In the hierarchy of authors writing about strange and unusual individuals converging, Gabriel Brunsdon would probably fall just below A. Lee Martinez, who falls just below Terry Pratchett, who falls just below Martin Millar, who falls just below the master, Douglas Adams. (There are others worth noting in this particular genre, including Neil Gaiman, who would fall in between Millar and Adams.)
The point being, Brunsdon writes a rough version of things you might have enjoyed already. If you really like that stuff, then you might enjoy Azlander as well. The biggest problem is that Brunsdon would probably have benefited from brevity. He seems to have realized this to an extent already, given that individual chapters tend to be incredibly short, but the whole of the book could have served the same judicious crafting.
The main character is Puck, the very character who previously inhabited Shakespeare's A Midsummer Night's Dream. He takes an active interest in a particular girl, and then her reincarnation, and then tries to keep up as a number of interesting developments transforms her life, some by his own doing, and others from other peculiar persons.

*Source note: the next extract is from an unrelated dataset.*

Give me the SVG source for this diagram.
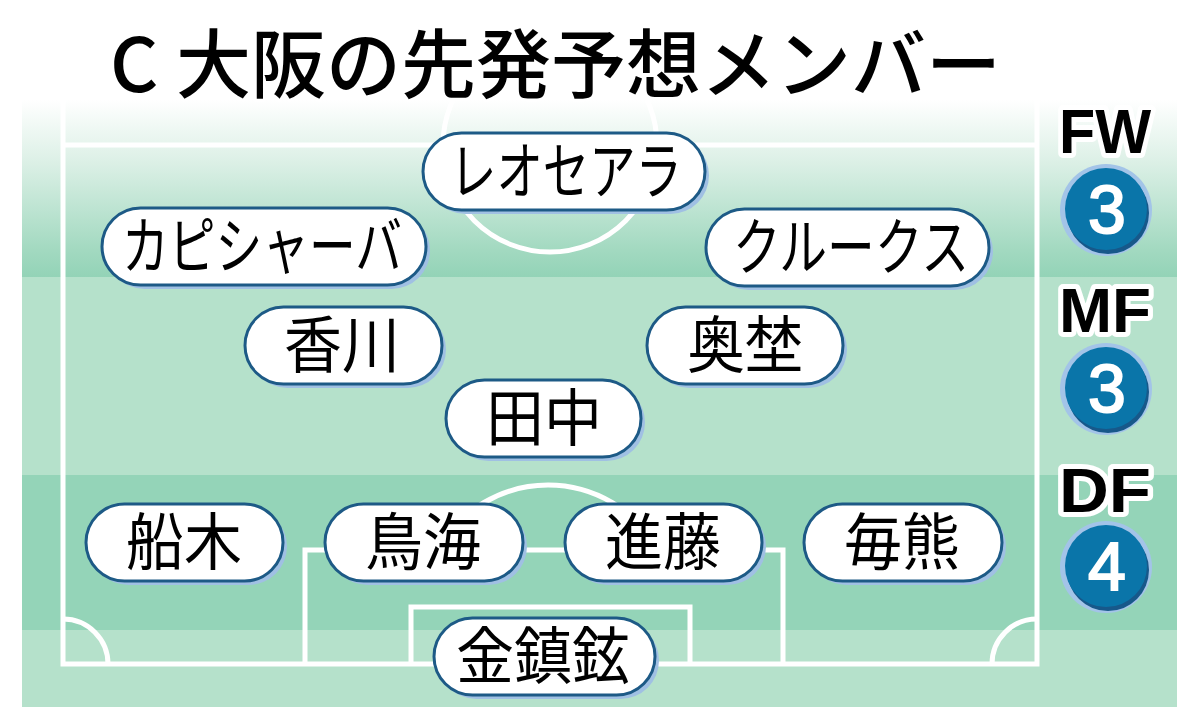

(Of course, I was only listing genre authors previously. My very favorite practitioner of this form is Dave Barry. Because he alone seems to realize it's not the individuals who drive these events, but the weird convergence of their personalities, which is something he shares with the late Adams. So it would be a tie between them for top outside of strictly genre consideration.)
Anyway, with a little more practice Brunsdon could more securely fix himself in these ranks. This is a start.